* BEGIN *

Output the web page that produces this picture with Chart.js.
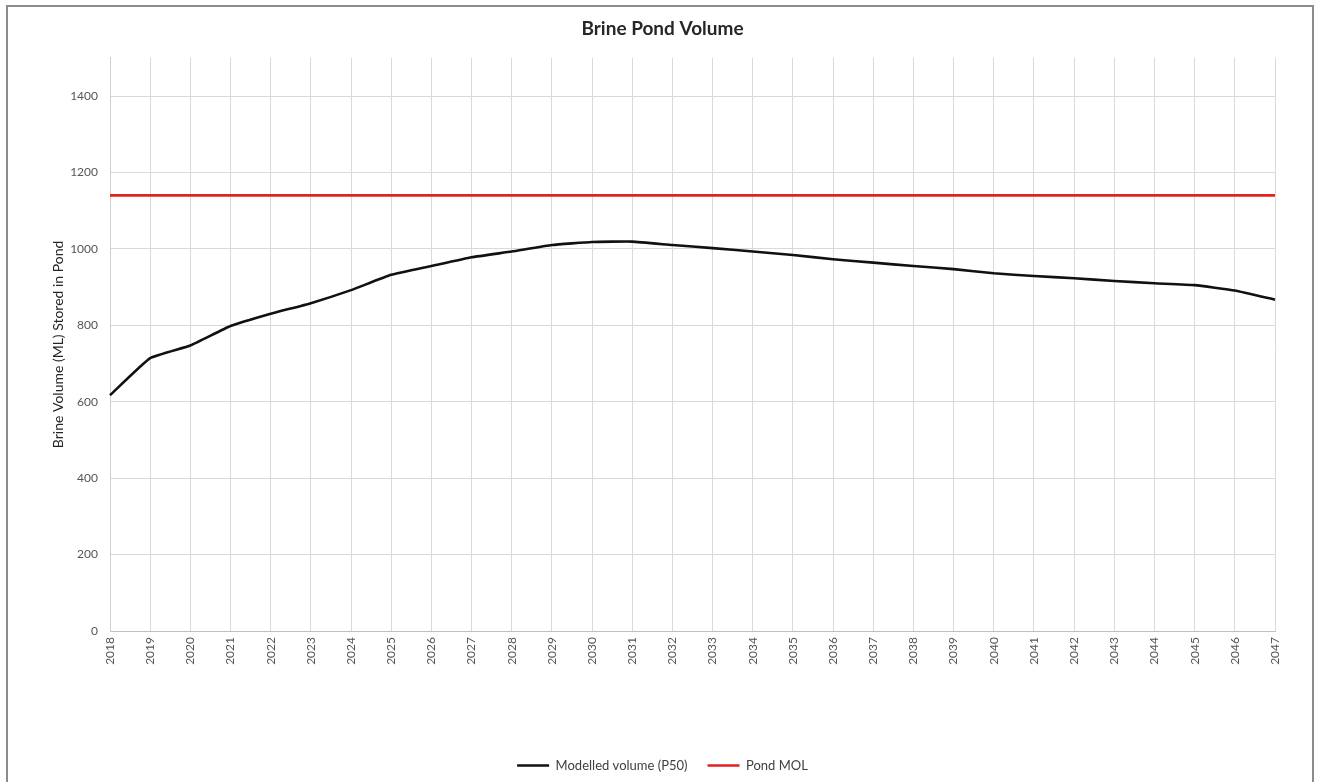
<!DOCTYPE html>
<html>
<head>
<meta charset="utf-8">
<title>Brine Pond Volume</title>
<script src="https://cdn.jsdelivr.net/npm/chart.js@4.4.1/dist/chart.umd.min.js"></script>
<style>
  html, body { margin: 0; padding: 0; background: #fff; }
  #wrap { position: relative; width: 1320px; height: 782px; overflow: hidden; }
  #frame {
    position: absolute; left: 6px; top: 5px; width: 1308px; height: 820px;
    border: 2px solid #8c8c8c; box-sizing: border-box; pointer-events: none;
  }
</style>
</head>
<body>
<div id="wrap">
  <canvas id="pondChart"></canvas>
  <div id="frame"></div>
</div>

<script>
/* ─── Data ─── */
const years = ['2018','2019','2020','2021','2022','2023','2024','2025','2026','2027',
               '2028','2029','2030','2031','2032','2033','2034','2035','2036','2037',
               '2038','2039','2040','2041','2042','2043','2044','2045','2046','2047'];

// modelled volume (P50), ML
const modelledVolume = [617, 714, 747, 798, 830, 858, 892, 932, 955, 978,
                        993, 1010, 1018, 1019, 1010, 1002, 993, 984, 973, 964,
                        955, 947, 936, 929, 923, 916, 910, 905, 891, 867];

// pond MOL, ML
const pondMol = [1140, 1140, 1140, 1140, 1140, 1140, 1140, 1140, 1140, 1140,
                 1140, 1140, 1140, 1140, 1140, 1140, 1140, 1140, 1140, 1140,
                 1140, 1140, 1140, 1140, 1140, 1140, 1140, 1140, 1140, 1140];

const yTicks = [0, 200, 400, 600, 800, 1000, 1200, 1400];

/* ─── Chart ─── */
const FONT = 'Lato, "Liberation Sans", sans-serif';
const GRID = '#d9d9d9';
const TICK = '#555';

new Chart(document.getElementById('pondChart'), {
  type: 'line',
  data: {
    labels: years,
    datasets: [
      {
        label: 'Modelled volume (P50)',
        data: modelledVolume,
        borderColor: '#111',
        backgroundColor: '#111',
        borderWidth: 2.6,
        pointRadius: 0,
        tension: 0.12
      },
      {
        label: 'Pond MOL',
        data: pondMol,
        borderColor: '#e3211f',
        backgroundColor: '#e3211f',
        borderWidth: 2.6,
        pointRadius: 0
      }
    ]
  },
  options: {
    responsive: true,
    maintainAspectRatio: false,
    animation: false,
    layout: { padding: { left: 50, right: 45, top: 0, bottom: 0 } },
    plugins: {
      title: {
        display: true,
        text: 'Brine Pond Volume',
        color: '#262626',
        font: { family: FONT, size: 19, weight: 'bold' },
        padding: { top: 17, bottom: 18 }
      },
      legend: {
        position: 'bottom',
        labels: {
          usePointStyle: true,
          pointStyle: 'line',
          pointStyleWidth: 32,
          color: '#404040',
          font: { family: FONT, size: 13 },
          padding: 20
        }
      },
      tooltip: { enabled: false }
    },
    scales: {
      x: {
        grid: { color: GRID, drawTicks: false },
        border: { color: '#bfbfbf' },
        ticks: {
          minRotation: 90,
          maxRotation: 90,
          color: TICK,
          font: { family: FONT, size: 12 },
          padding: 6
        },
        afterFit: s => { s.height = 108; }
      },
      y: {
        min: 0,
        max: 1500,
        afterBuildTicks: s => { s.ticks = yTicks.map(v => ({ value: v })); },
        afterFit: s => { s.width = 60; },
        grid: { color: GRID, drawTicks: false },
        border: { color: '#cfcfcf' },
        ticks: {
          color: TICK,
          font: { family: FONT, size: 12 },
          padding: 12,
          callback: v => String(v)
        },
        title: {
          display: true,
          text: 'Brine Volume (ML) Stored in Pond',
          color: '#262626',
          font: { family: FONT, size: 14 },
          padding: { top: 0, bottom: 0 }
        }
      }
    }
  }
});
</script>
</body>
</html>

* END *

• _Aim of the exercise_
Write out the full set of lines verbatim, without the pictures.

• _Task output_
Output the web page that produces this picture with Chart.js.
<!DOCTYPE html>
<html>
<head>
<meta charset="utf-8">
<title>Brine Pond Volume</title>
<script src="https://cdn.jsdelivr.net/npm/chart.js@4.4.1/dist/chart.umd.min.js"></script>
<style>
  html, body { margin: 0; padding: 0; background: #fff; }
  #wrap { position: relative; width: 1320px; height: 782px; overflow: hidden; }
  #frame {
    position: absolute; left: 6px; top: 5px; width: 1308px; height: 820px;
    border: 2px solid #8c8c8c; box-sizing: border-box; pointer-events: none;
  }
</style>
</head>
<body>
<div id="wrap">
  <canvas id="pondChart"></canvas>
  <div id="frame"></div>
</div>

<script>
/* ─── Data ─── */
const years = ['2018','2019','2020','2021','2022','2023','2024','2025','2026','2027',
               '2028','2029','2030','2031','2032','2033','2034','2035','2036','2037',
               '2038','2039','2040','2041','2042','2043','2044','2045','2046','2047'];

// modelled volume (P50), ML
const modelledVolume = [617, 714, 747, 798, 830, 858, 892, 932, 955, 978,
                        993, 1010, 1018, 1019, 1010, 1002, 993, 984, 973, 964,
                        955, 947, 936, 929, 923, 916, 910, 905, 891, 867];

// pond MOL, ML
const pondMol = [1140, 1140, 1140, 1140, 1140, 1140, 1140, 1140, 1140, 1140,
                 1140, 1140, 1140, 1140, 1140, 1140, 1140, 1140, 1140, 1140,
                 1140, 1140, 1140, 1140, 1140, 1140, 1140, 1140, 1140, 1140];

const yTicks = [0, 200, 400, 600, 800, 1000, 1200, 1400];

/* ─── Chart ─── */
const FONT = 'Lato, "Liberation Sans", sans-serif';
const GRID = '#d9d9d9';
const TICK = '#555';

new Chart(document.getElementById('pondChart'), {
  type: 'line',
  data: {
    labels: years,
    datasets: [
      {
        label: 'Modelled volume (P50)',
        data: modelledVolume,
        borderColor: '#111',
        backgroundColor: '#111',
        borderWidth: 2.6,
        pointRadius: 0,
        tension: 0.12
      },
      {
        label: 'Pond MOL',
        data: pondMol,
        borderColor: '#e3211f',
        backgroundColor: '#e3211f',
        borderWidth: 2.6,
        pointRadius: 0
      }
    ]
  },
  options: {
    responsive: true,
    maintainAspectRatio: false,
    animation: false,
    layout: { padding: { left: 50, right: 45, top: 0, bottom: 0 } },
    plugins: {
      title: {
        display: true,
        text: 'Brine Pond Volume',
        color: '#262626',
        font: { family: FONT, size: 19, weight: 'bold' },
        padding: { top: 17, bottom: 18 }
      },
      legend: {
        position: 'bottom',
        labels: {
          usePointStyle: true,
          pointStyle: 'line',
          pointStyleWidth: 32,
          color: '#404040',
          font: { family: FONT, size: 13 },
          padding: 20
        }
      },
      tooltip: { enabled: false }
    },
    scales: {
      x: {
        grid: { color: GRID, drawTicks: false },
        border: { color: '#bfbfbf' },
        ticks: {
          minRotation: 90,
          maxRotation: 90,
          color: TICK,
          font: { family: FONT, size: 12 },
          padding: 6
        },
        afterFit: s => { s.height = 108; }
      },
      y: {
        min: 0,
        max: 1500,
        afterBuildTicks: s => { s.ticks = yTicks.map(v => ({ value: v })); },
        afterFit: s => { s.width = 60; },
        grid: { color: GRID, drawTicks: false },
        border: { color: '#cfcfcf' },
        ticks: {
          color: TICK,
          font: { family: FONT, size: 12 },
          padding: 12,
          callback: v => String(v)
        },
        title: {
          display: true,
          text: 'Brine Volume (ML) Stored in Pond',
          color: '#262626',
          font: { family: FONT, size: 14 },
          padding: { top: 0, bottom: 0 }
        }
      }
    }
  }
});
</script>
</body>
</html>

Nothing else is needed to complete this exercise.